Abstract: NOISE! HARSH MOTHERFUCKING NOISE! And yet somehow not loud enough.
Raven Strain and Sick Llama both proved to be deserving openers. Sick Llama definitely won me over with his restrained yet aggressively dense sound. However, there was more than enough intervening time to get some local harsh noise talent on stage. Like any other McBean-fearing Vancouverite I recognize the greatness of the Black Mountain Army; however, hearing their tunes between sets wasn’t greatly adding to my experience. It would have been no thing to get THE RITA, whose quality has been attested to by a lick of Thurston Moore’s Bull Tongue, or any number of harshed-out acts (like anything Masa Anzai has a hand in, Taskmaster, or Sick Buildings, to name a few) that inhabit the Vancouver sewers. There were a lot of people out to see Wolf Eyes that I’m sure don’t know of the harshness that dwells in the heart of Vancouver’s yoga-pants-wearing casual Friday exterior. It could have been an excellent time to flaunt our filth. I suppose it remains the lot of the Vancouver artist to wallow in local obscurity, having to gain recognition from the ‘outside’, at which point the peasantry will take note. If you are so inclined and have yet to do so, check out a local noise show. The least pretentious genre I know of and rarely more than a $5 cover. This public service announcement is now over.
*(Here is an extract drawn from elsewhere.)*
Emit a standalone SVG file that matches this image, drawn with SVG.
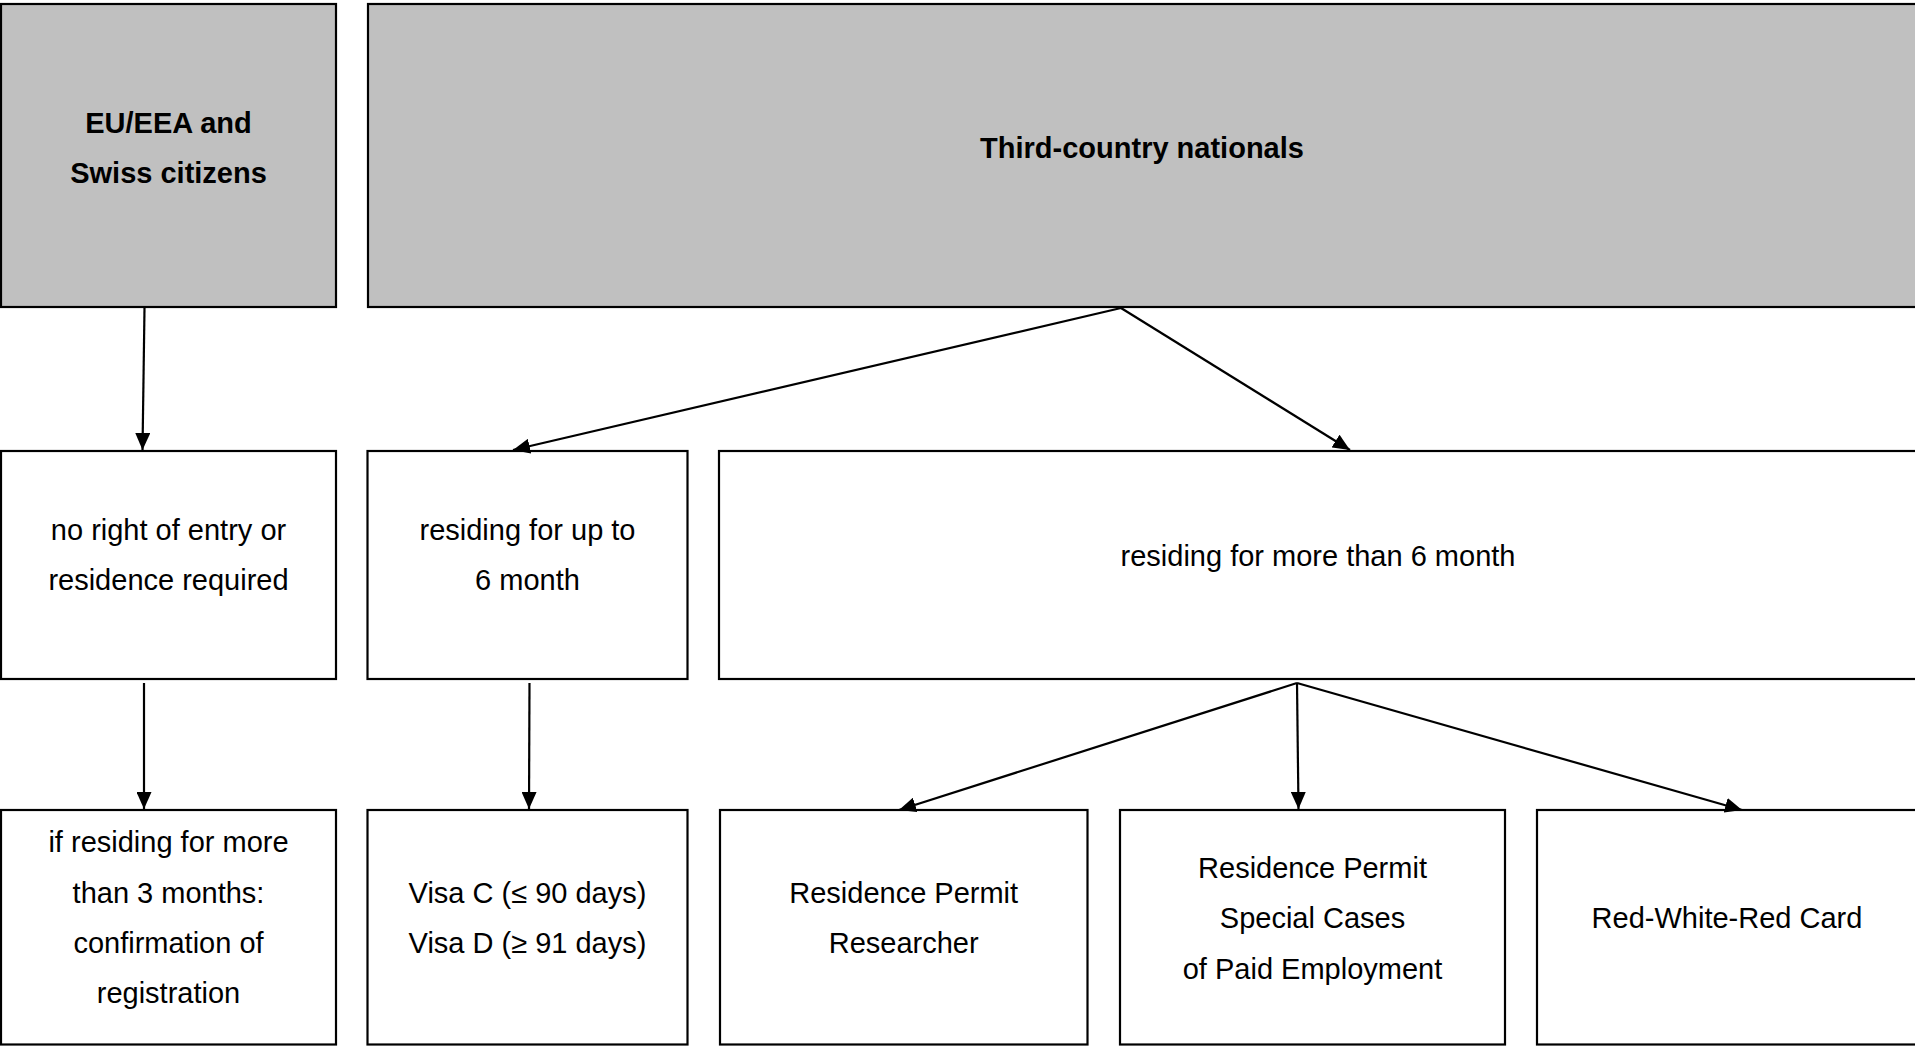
<svg xmlns="http://www.w3.org/2000/svg" width="1915" height="1046" viewBox="0 0 1915 1046">
  <defs>
    <style>
      .box { fill: #ffffff; stroke: #000000; stroke-width: 2.2; }
      .hdr { fill: #c0c0c0; stroke: #000000; stroke-width: 2.2; }
      .t { font-family: "Liberation Sans", Arial, sans-serif; font-size: 29px; fill: #000000; text-anchor: middle; }
      .b { font-weight: bold; }
      .conn { stroke: #000000; stroke-width: 2.2; fill: none; marker-end: url(#arrow); }
    </style>
    <marker id="arrow" markerUnits="userSpaceOnUse" markerWidth="17" markerHeight="15" refX="17" refY="7.5" orient="auto">
      <path d="M0,0 L17,7.5 L0,15 Z" fill="#000000"/>
    </marker>
  </defs>
  <rect x="0" y="0" width="1915" height="1046" fill="#ffffff"/>

  <g id="eu">
    <rect class="hdr" x="1" y="4" width="335" height="303"/>
    <text class="t b" x="168.5" y="133">EU/EEA and</text>
    <text class="t b" x="168.5" y="183">Swiss citizens</text>
  </g>
  <g id="third">
    <rect class="hdr" x="368" y="4" width="1552" height="303"/>
    <text class="t b" x="1142" y="158">Third-country nationals</text>
  </g>

  <g id="noright">
    <rect class="box" x="1" y="451" width="335" height="228"/>
    <text class="t" x="168.5" y="540">no right of entry or</text>
    <text class="t" x="168.5" y="590">residence required</text>
  </g>
  <g id="upto6">
    <rect class="box" x="367.5" y="451" width="320" height="228"/>
    <text class="t" x="527.5" y="540">residing for up to</text>
    <text class="t" x="527.5" y="590">6 month</text>
  </g>
  <g id="more6">
    <rect class="box" x="719" y="451" width="1200" height="228"/>
    <text class="t" x="1318" y="566">residing for more than 6 month</text>
  </g>

  <g id="registration">
    <rect class="box" x="1" y="810" width="335" height="234.5"/>
    <text class="t" x="168.5" y="852">if residing for more</text>
    <text class="t" x="168.5" y="903">than 3 months:</text>
    <text class="t" x="168.5" y="953">confirmation of</text>
    <text class="t" x="168.5" y="1003">registration</text>
  </g>
  <g id="visa">
    <rect class="box" x="367.5" y="810" width="320" height="234.5"/>
    <text class="t" x="527.5" y="903">Visa C (≤ 90 days)</text>
    <text class="t" x="527.5" y="953">Visa D (≥ 91 days)</text>
  </g>
  <g id="researcher">
    <rect class="box" x="720" y="810" width="367.5" height="234.5"/>
    <text class="t" x="903.7" y="903">Residence Permit</text>
    <text class="t" x="903.7" y="953">Researcher</text>
  </g>
  <g id="special">
    <rect class="box" x="1120" y="810" width="385" height="234.5"/>
    <text class="t" x="1312.5" y="878">Residence Permit</text>
    <text class="t" x="1312.5" y="928">Special Cases</text>
    <text class="t" x="1312.5" y="979">of Paid Employment</text>
  </g>
  <g id="rwr">
    <rect class="box" x="1537" y="810" width="382" height="234.5"/>
    <text class="t" x="1727" y="928">Red-White-Red Card</text>
  </g>

  <g id="connectors">
    <line class="conn" x1="144.5" y1="308" x2="142.5" y2="450"/>
    <line class="conn" x1="1121" y1="308" x2="513" y2="450"/>
    <line class="conn" x1="1121" y1="308" x2="1350" y2="450"/>
    <line class="conn" x1="144" y1="683" x2="144" y2="809"/>
    <line class="conn" x1="529.5" y1="683" x2="529" y2="809"/>
    <line class="conn" x1="1297" y1="683" x2="899" y2="810"/>
    <line class="conn" x1="1297" y1="683" x2="1298.5" y2="809"/>
    <line class="conn" x1="1297" y1="683" x2="1742" y2="810"/>
  </g>
</svg>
Wolf Eyes came and commanded that awkward stage at Pat’s. They were more of a “band” then I was anticipating, playing actual “songs” rather than meandering noise-jams. Say what you will about their drunken tomfoolery, but they are amazing at what they do and they clearly love doing it. I don’t even think the crowd minded much that after missing last call the band demanded beer from the audience in order to keep playing. Twice. I have a feeling that the ultimatum was legit. Wolf Eyes NEED to be in altered states to channel the black vomit that they hurl at the audience. I did find a few things about the show to distract me from my reception of bile and holocaust-filth. First and foremost, Pat’s Pub, I beg you, LOUDER. Appreciate that the audience has come to prostrate themselves in front of the stage to be sacrificed by the rightful heirs to Throbbing Gristle. Let us be sacrificed. Secondly, digital cameras, please, take your tourism elsewhere. No matter how many times you randomly point and shoot in the general direction of the stage your picture will suck. Please give up, release and enjoy.